Counterculture
Cases in which one group in a society espouses rules, values, or beliefs that conflict with mainstream culture.
Beliefs
What we deem to be true.
Values
What a society holds to be desirable, good, and important.
Norms
Expectations about the appropriate thoughts, feelings, and behaviors of people in a variety of situations.
Folkways
Rules of behavior for common and routine interactions.
Mores
Widely held beliefs about what is considered moral and just behavior in society.
Nonmaterial culture
Concepts such as norms, values, beliefs, symbols, and language.
Material Culture
Consists of artifacts ranging from tools to products designed for leisure.
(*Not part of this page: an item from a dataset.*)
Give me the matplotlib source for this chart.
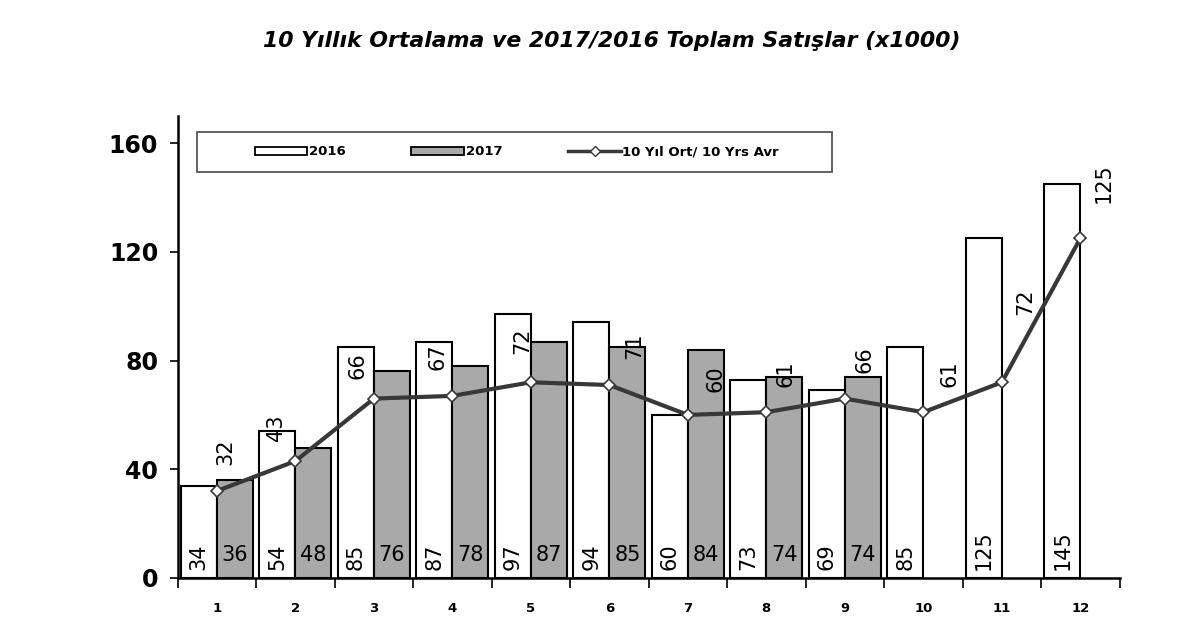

Reflects the values and beliefs of the people who live in a culture.
Manifest Functions
Obvious and stated reasons that a social institution exists.
Latent Functions
Unintended consequences of an institution.
Dysfunctions
Unintended consequences of behavioral patterns.
Dramaturgy
Explains the interaction among small groups by looking at the social actors, the social scripts the actors follow, and the props the actors use to enhance their performances.
Presentation of Self
Efforts to shape the physical, verbal, visual, and gestural messages we give to others to achieve impression management.
Front Stage
Where an interaction takes place.
Symbolic Interaction
Social reality continuously created through social interaction.
Social Constructs
An idea, concept, or category that does not exist in nature on its own but is created, maintained, and given meaning by society.
Structural Functionalism
A social system of interdependent parts.
Conflict Theory
Social order characterized by competing groups and classes each pursuing their own interests.
Participant Observations
Observing action and interaction while participating as part of the social context being studied.
Ethnography
Research that systematically studies how groups of people live and make meaning by understanding the group from its own point of view.
Content Analysis
When researchers use texts and systematically categorize elements of those texts based on a set of rules.
Qualitative Analysis
Analyzing primarily on information that is not numerical, such as words or images.
Random Sampling
A sample in which everyone who meets the criteria for participation in a study has an equal chance of being selected.
Generalizability
Whether it is possible to assume that the patterns and relationships observed among the sample in the research study would also hold true for the broader population.